Mercredi 24 avril 2013 par Ralph Gambihler

François Furet. Les chemins de la mélancolie

Disparu des radars. Aucun disciple ou presque. Aucun courant, surtout. François Furet n'a pour ainsi dire pas survécu à sa mort, survenue en 1997, lui qui fut pourtant l'un des historiens les plus médiatisés de son temps. Est-il à son tour "rentré au port", pour reprendre une formule dont il usa et abusa au sujet de la Révolution Française, son domaine de prédilection? "Le passé d'une illusion", celle de l'épopée communiste en l'occurrence, à laquelle il consacra son best-seller le plus retentissant, s'est-il à ce point défraîchi au miroir de l'apathie hollandiste et des exaltations mélenchoniennes? Ou alors faut-il que l'introuvable postérité de cet universitaire hâbleur et volontiers querelleur soit mise au passif de notre pauvre 21e siècle désormais orphelin d'historiens ayant des tripes et sachant éclairer notre présent?

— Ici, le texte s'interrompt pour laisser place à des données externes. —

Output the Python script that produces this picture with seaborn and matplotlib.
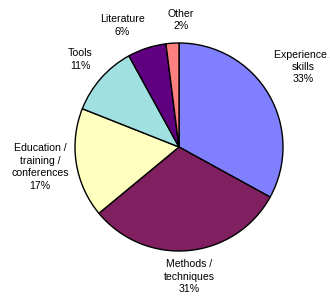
import numpy as np
from matplotlib import pyplot as plt
import seaborn as sns

categories = ['Experience /\nskills', 'Methods /\ntechniques', 'Education /\ntraining /\nconferences',
              'Tools', 'Literature', 'Other']
shares = [33, 31, 17, 11, 6, 2]
colors = ['#8080FF', '#802060', '#FFFFC0', '#A0E0E0', '#600080', '#FF8080']

# label placement (radius in pie units, angle nudge in degrees)
label_dist = [1.42, 1.25, 1.35, 1.27, 1.29, 1.22]
label_nudge = [2.2, -1.0, -0.8, 0.0, 7.0, -4.5]

sns.set_theme(style='white')
plt.rcParams['font.family'] = ['Liberation Sans', 'DejaVu Sans']

fig = plt.figure(figsize=(3.3, 2.96), dpi=100)
ax = fig.add_axes([75 / 330, 45 / 296, 208 / 330, 208 / 296])

wedges, _ = ax.pie(
    shares,
    colors=colors,
    startangle=90,
    counterclock=False,
    wedgeprops=dict(edgecolor='black', linewidth=1.0),
)
ax.set_xlim(-1, 1)
ax.set_ylim(-1, 1)
ax.set_aspect('equal')
ax.axis('off')

for w, name, v, d, n in zip(wedges, categories, shares, label_dist, label_nudge):
    ang = np.deg2rad((w.theta1 + w.theta2) / 2 + n)
    ax.text(d * np.cos(ang), d * np.sin(ang), f'{name}\n{v}%',
            ha='center', va='center', fontsize=7.6, linespacing=1.3,
            color='black', clip_on=False)

plt.savefig('out.png', dpi=100)
plt.close()
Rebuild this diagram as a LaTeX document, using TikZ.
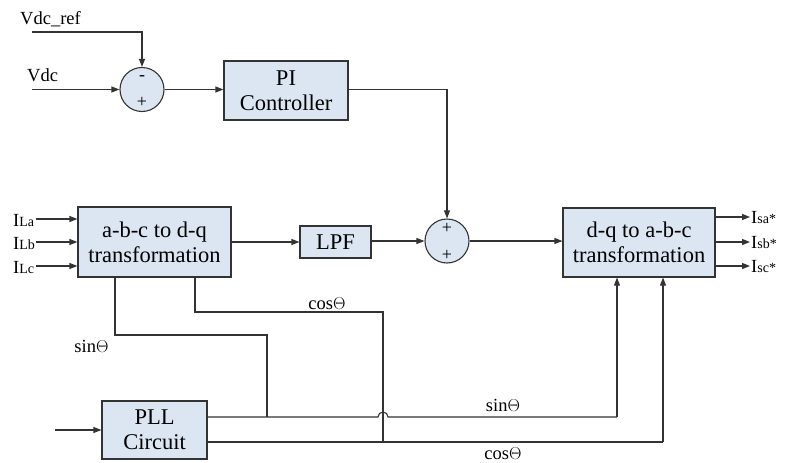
\documentclass[tikz,border=0pt]{standalone}
\usepackage{fontspec}
\setmainfont{Liberation Serif}
\newfontfamily\tnr{Liberation Serif}
\usetikzlibrary{arrows.meta}
\definecolor{boxfill}{HTML}{DCE6F2}
\definecolor{ln}{HTML}{333333}
\begin{document}
\begin{tikzpicture}[x=1pt,y=-1pt,
  blk/.style={draw=ln,line width=1.1pt,fill=boxfill,inner sep=0pt,align=center,font=\tnr\fontsize{22.5pt}{25pt}\selectfont},
  sumc/.style={draw=ln,line width=1.1pt,fill=boxfill,circle,minimum size=44pt,inner sep=0pt},
  wire/.style={draw=ln,line width=1.1pt},
  arr/.style={wire,-{Triangle[length=8pt,width=6pt]}},
  lbl/.style={font=\tnr\fontsize{18.5pt}{20pt}\selectfont,inner sep=0pt},
  sgn/.style={font=\tnr\fontsize{18pt}{20pt}\selectfont,inner sep=0pt}]
\useasboundingbox (0,0) rectangle (790,463);
% blocks
\node[sumc] (s1) at (142,89.5) {};
\node[blk,minimum width=124pt,minimum height=59pt] (pi) at (286,90.5) {PI\\Controller};
\node[blk,minimum width=153pt,minimum height=70pt] (abc) at (154.5,242) {a-b-c to d-q\\transformation};
\node[blk,minimum width=71pt,minimum height=32pt] (lpf) at (335.5,242) {LPF};
\node[sumc] (s2) at (447,241) {};
\node[blk,minimum width=152pt,minimum height=69pt] (dq) at (639,242.5) {d-q to a-b-c\\transformation};
\node[blk,minimum width=105pt,minimum height=58pt] (pll) at (154.5,430) {PLL\\Circuit};
% signs
\node[sgn] (m1) at (142,78) {-};
\node[sgn] (p1) at (142,102) {+};
\node[sgn] (p2) at (447,228) {+};
\node[sgn] (p3) at (447,255) {+};
% top inputs
\node[lbl,anchor=base west] (vref) at (20,24) {Vdc\_ref};
\node[lbl,anchor=base west] (vdc) at (27,81) {Vdc};
\coordinate (vrefs) at (32,32);
\coordinate (vdcs) at (32,89.5);
\draw[arr] (vrefs) -| (s1.north);
\draw[arr] (vdcs) -- (s1.west);
\draw[arr] (s1.east) -- (s1.east -| pi.west);
\draw[arr] (pi.east |- s1.east) -| (s2.north);
% abc inputs
\node[lbl,anchor=base west] (ila) at (13,226) {I{\fontsize{14pt}{16pt}\selectfont La}};
\node[lbl,anchor=base west] (ilb) at (13,249) {I{\fontsize{14pt}{16pt}\selectfont Lb}};
\node[lbl,anchor=base west] (ilc) at (13,273) {I{\fontsize{14pt}{16pt}\selectfont Lc}};
\coordinate (ia) at (36,219);
\coordinate (ib) at (36,242);
\coordinate (ic) at (36,266);
\draw[arr] (ia) -- (ia -| abc.west);
\draw[arr] (ib) -- (ib -| abc.west);
\draw[arr] (ic) -- (ic -| abc.west);
\draw[arr] (abc.east) -- (lpf.west);
\draw[arr] (lpf.east |- s2.west) -- (s2.west);
\draw[arr] (s2.east) -- (s2.east -| dq.west);
% outputs
\coordinate (oa) at (750,217);
\coordinate (ob) at (750,242);
\coordinate (oc) at (750,266);
\draw[arr] (oa -| dq.east) -- (oa);
\draw[arr] (ob -| dq.east) -- (ob);
\draw[arr] (oc -| dq.east) -- (oc);
\node[lbl,anchor=base west] (isa) at (751,223) {I{\fontsize{14pt}{16pt}\selectfont sa*}};
\node[lbl,anchor=base west] (isb) at (751,248) {I{\fontsize{14pt}{16pt}\selectfont sb*}};
\node[lbl,anchor=base west] (isc) at (751,272) {I{\fontsize{14pt}{16pt}\selectfont sc*}};
% feedback wires from abc box
\coordinate (sa) at (115,277);
\coordinate (sb) at (115,335);
\coordinate (sc) at (267,335);
\coordinate (sd) at (267,417);
\draw[wire] (sa) -- (sb) -- (sc) -- (sd);
\coordinate (ca) at (195,277);
\coordinate (cb) at (195,312);
\coordinate (cc) at (383,312);
\coordinate (cd) at (383,442);
\draw[wire] (ca) -- (cb) -- (cc) -- (cd);
\node[lbl,anchor=base] (sinl) at (91.5,352) {sin$\Theta$};
\node[lbl,anchor=base] (cosl) at (327,309) {cos$\Theta$};
% PLL
\coordinate (pin) at (55,430);
\draw[arr] (pin) -- (pll.west);
\coordinate (h1) at (378,417);
\coordinate (h2) at (388,417);
\coordinate (sinend) at (617,417);
\coordinate (cosend) at (663,442);
\draw[wire] (pll.east |- sd) -- (h1) arc[start angle=180,end angle=0,radius=5pt] -- (sinend);
\draw[arr] (sinend) -- (sinend |- dq.south);
\draw[wire] (pll.east |- cd) -- (cosend);
\draw[arr] (cosend) -- (cosend |- dq.south);
\node[lbl,anchor=base] (sinr) at (503,411) {sin$\Theta$};
\node[lbl,anchor=base] (cosr) at (503,459) {cos$\Theta$};
\end{tikzpicture}
\end{document}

Il est vrai que ce fut une spécificité bien hexagonale, cette furia historiographique autour de Danton et Robespierre. On ne pouvait plus, comme Michelet, aimer les deux à la fois. Il fallait choisir son camp.  Côté pile, Furet. Côté face, les historiens communisants comme Matthiez, Soboul, Vovelle et autres Claude Mazauric.... Et ça se guillotinait à l'encre noire, et ça se taxait de révisionniste ou de crétin léniniste, et ça partait en free style d'une révolution à l'autre...   La Terreur ou les Muscadins ? Octobre 17 ou Soljenitsyne ? Mitterrand ou Georges Marchais ? Au final, François Furet fut de ceux qu'on accusa sommairement d'avoir tenté un remix improbable en mettant dans le même panier Staline, Hitler et le Comité de Salut Public.

Voilà pour la caricature. Reste la mélancolie. C'est du moins le joli fil conducteur choisi par Christophe Prochasson dans une biographie qui nous emmène de surprise en surprise. L'image d'un Furet social-libéral (même si le mot n'existait pas encore, à l'époque...) se nuance ainsi d'une tendresse insoupçonnée pour Jean Jaurès. Son "anticommunisme de fer" n'épuise en rien sa soif d'utopie et s'il se réjouit de la chute du Mur de Berlin, c'est pour regretter aussitôt que l'ardeur consumériste ait pris le dessus sur la soif de liberté... François Furet n'a que mépris, par ailleurs, pour les Nouveaux Philosophes façon BHL et il vomit l'opportunisme de François Mitterrand qu'il compare à Thiers, l'assassin de la Commune...

Drôle d'anticoco, tout de même ! Ce qui est moins drôle, c'est la tuberculose. Comme le Sida quelques décennies plus tard, elle fauche toute une génération de jeunes intellectuels au début des années 50. François Furet en réchappe de justesse, parallèlement à sa rupture avec le PCF dont il a été membre en pleine fournaise stalinienne. On sait ensuite où il bifurque, mais de ces années là, de ce "militantisme de tuberculeux" auquel vont également s'agréger quelques drames familiaux, Christophe Prochasson saisit toute la fulgurance. Réactive et féconde, ancrée dans ce que le bonheur peut avoir de plus fugace, proliférant parfois dans l'excès comme pour mieux conjurer les méchants coups de dé du destin, la mélancolie de François Furet ne lui a jamais fait perdre une certaine et belle idée de l'espérance. Il en faudrait plus pour communier avec la totalité de son parcours, mais c'est bien assez pour se souvenir avec respect d'un esprit aussi intègre et incandescent.

François Furet. Les chemins de la mélancolie, de Christophe Prochasson (Stock). Coup de projecteur avec l'auteur, ce jeudi 25 avril, à 12h30, sur TSFJAZZ.